Common mistakes made by organisations include not being open with staff about outsourcing plans from the start and, in the worst cases, employees finding out about an offshore deal by reading an article in the press.
With a growing number of UK companies moving IT systems and administrative functions to lower-cost countries such as India, IT managers need to be prepared to help to negotiate and to sell a deal to the workforce.
Unions have threatened strike action if offshore agreements result in compulsory redundancies and many organisaitons are reluctant to publicise offshore deals.
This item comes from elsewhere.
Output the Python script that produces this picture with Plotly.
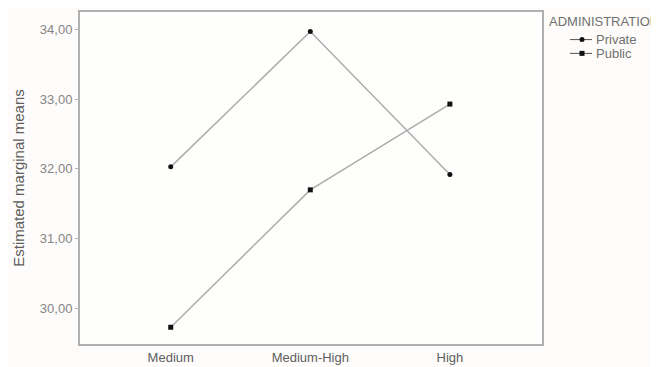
import plotly.graph_objects as go

categories = ["Medium", "Medium-High", "High"]
private_vals = [32.03, 33.97, 31.92]
public_vals = [29.73, 31.70, 32.93]
y_ticks = [30, 31, 32, 33, 34]
y_tick_labels = ["30,00", "31,00", "32,00", "33,00", "34,00"]
legend_title = "ADMINISTRATION"
series_names = ["Private", "Public"]
series_symbols = ["circle", "square"]

FONT = "Liberation Sans, Arial, sans-serif"
TXT = "#707070"
LINE = "#acacac"
FRAME = "#b0b0b0"

# page body has an 8px margin; figure sized to fit the 659x367 window
W, H = 651, 359
L, R, T, B = 72, 117, 2, 20
PW, PH = W - L - R, H - T - B


def px_x(page_x):
    return (page_x - 8 - L) / PW


def px_y(page_y):
    return 1 - (page_y - 8 - T) / PH


fig = go.Figure()
for name, vals, sym in zip(series_names, [private_vals, public_vals], series_symbols):
    fig.add_trace(go.Scatter(
        x=list(range(len(categories))), y=vals, mode="lines+markers", name=name,
        line=dict(color=LINE, width=1.5),
        marker=dict(symbol=sym, size=5, color="#111111"),
        showlegend=False,
    ))

shapes = []
annotations = [dict(
    text=legend_title, xref="paper", yref="paper", x=px_x(547), y=px_y(20),
    xanchor="left", yanchor="middle", showarrow=False,
    font=dict(family=FONT, size=13, color=TXT),
)]
for i, (name, sym) in enumerate(zip(series_names, series_symbols)):
    yy = px_y(38 + 14 * i)
    shapes.append(dict(type="line", xref="paper", yref="paper",
                       x0=px_x(570), x1=px_x(592), y0=yy, y1=yy,
                       line=dict(color="#555555", width=1)))
    shapes.append(dict(type="circle" if sym == "circle" else "rect",
                       xref="paper", yref="paper",
                       xsizemode="pixel", ysizemode="pixel",
                       xanchor=px_x(582), yanchor=yy,
                       x0=-2.5, x1=2.5, y0=-2.5, y1=2.5,
                       fillcolor="#111111", line=dict(width=0)))
    annotations.append(dict(
        text=name, xref="paper", yref="paper", x=px_x(594), y=yy,
        xanchor="left", yanchor="middle", showarrow=False,
        font=dict(family=FONT, size=13, color=TXT),
    ))

fig.update_layout(
    width=W, height=H,
    margin=dict(l=L, r=R, t=T, b=B),
    paper_bgcolor="#fdfcfa", plot_bgcolor="#fefefc",
    font=dict(family=FONT, size=13, color=TXT),
    showlegend=False,
    shapes=shapes, annotations=annotations,
    xaxis=dict(
        range=[-0.65, 2.66], tickmode="array", tickvals=[0, 1, 2], ticktext=categories,
        showgrid=False, zeroline=False, showline=True, linecolor=FRAME, linewidth=2,
        mirror=True, ticks="", tickfont=dict(family=FONT, size=13, color="#5e5e5e"),
    ),
    yaxis=dict(
        range=[29.49, 34.25], tickmode="array", tickvals=y_ticks, ticktext=y_tick_labels,
        showgrid=False, zeroline=False, showline=True, linecolor=FRAME, linewidth=2,
        mirror=True, ticks="outside", ticklen=3, tickcolor=FRAME,
        tickfont=dict(family=FONT, size=13, color="#858585"),
        title=dict(text="Estimated marginal means", font=dict(family=FONT, size=15, color="#5e5e5e"), standoff=12),
    ),
)

fig.write_html("out.html")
IT directors should be part of a management "Swat" team that co-ordinates communication about an offshore deal to staff and to the media, according to Kerry Hallard, director of communications at the National Outsourcing Association, whose members are drawn from business IT users, suppliers and consultancies.
Companies need to have an open-door policy after a deal is announced, allocating time for managers to answer employees' questions and concerns. "If you have disharmony in the workforce it can spread like wildfire," she said.
There should also be clear communication on the implications of the deal for staff. For example, they need to know how many employees will be transferred to the supplier and whether they will be covered by Tupe employment legislation, which guarantees their existing terms and conditions when transferring to the new supplier.
Staff who will lose their jobs need to be given coaching and time - at least two days a month - to find a new one, said Hallard.
Recruitment consultants can help those facing redundancy to find work, although some firms may feel this encourages a further exodus of staff, she added.